## Data
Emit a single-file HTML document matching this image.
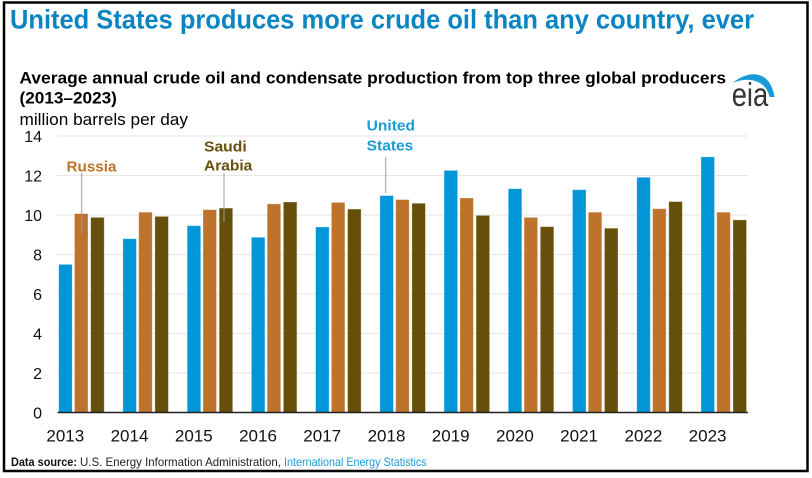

--

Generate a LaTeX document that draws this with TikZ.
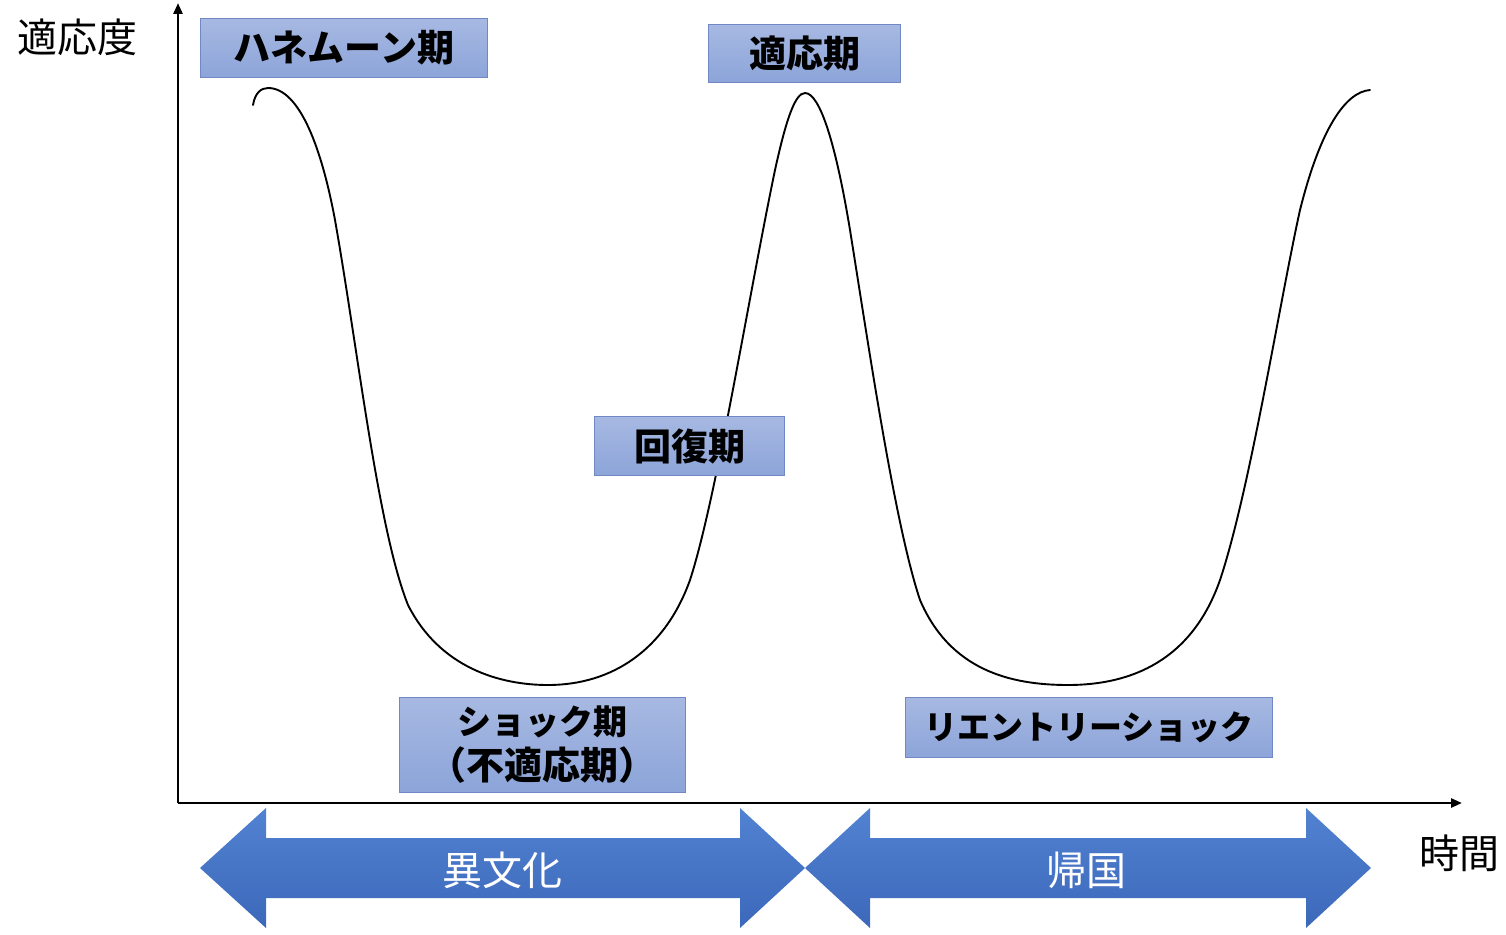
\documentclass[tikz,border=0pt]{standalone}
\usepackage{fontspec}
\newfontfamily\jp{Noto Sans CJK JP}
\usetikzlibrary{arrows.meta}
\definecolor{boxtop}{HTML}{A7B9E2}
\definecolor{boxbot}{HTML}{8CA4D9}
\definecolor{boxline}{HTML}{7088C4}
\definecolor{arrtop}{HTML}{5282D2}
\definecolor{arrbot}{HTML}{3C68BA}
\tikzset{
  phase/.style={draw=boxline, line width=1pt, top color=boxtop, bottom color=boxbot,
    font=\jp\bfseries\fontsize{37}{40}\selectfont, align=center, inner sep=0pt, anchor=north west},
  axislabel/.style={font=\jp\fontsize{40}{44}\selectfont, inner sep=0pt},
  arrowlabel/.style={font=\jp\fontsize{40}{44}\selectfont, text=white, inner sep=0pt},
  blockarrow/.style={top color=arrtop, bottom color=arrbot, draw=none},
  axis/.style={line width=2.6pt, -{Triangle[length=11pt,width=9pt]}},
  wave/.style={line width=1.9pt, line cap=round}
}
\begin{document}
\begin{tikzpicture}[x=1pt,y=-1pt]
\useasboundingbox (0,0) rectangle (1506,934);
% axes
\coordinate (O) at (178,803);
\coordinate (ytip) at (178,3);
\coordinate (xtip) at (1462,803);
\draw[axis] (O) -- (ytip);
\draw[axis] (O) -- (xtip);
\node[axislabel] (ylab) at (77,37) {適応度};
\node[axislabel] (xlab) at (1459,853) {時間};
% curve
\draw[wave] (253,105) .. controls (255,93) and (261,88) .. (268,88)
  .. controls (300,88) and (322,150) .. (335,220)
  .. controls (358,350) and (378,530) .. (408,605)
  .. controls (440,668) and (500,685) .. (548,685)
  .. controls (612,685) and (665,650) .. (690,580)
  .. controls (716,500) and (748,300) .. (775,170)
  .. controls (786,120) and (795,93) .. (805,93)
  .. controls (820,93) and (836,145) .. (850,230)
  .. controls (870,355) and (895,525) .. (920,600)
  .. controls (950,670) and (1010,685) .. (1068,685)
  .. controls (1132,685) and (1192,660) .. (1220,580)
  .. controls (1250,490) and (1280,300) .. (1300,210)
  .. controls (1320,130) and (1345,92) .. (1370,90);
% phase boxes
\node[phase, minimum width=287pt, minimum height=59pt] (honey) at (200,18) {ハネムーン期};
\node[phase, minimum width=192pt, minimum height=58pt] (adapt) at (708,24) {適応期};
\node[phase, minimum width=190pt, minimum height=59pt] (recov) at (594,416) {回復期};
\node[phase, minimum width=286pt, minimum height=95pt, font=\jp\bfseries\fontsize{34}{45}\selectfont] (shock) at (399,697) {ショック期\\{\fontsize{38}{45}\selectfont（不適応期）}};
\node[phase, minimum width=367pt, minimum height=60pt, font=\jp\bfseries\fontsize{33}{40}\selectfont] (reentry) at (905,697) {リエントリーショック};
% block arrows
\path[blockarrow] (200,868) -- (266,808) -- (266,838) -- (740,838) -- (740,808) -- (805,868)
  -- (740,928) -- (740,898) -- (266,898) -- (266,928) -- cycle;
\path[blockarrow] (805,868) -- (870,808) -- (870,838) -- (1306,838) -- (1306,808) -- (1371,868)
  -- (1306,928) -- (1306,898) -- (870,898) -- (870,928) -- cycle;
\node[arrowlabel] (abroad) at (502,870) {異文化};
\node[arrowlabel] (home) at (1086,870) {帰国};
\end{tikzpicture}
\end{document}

## Task
Wherever the string "HTML" appears in the entries above, list that line.

## Exercise answer
Emit a single-file HTML document matching this image.
\definecolor{boxtop}{HTML}{A7B9E2}
\definecolor{boxbot}{HTML}{8CA4D9}
\definecolor{boxline}{HTML}{7088C4}
\definecolor{arrtop}{HTML}{5282D2}
\definecolor{arrbot}{HTML}{3C68BA}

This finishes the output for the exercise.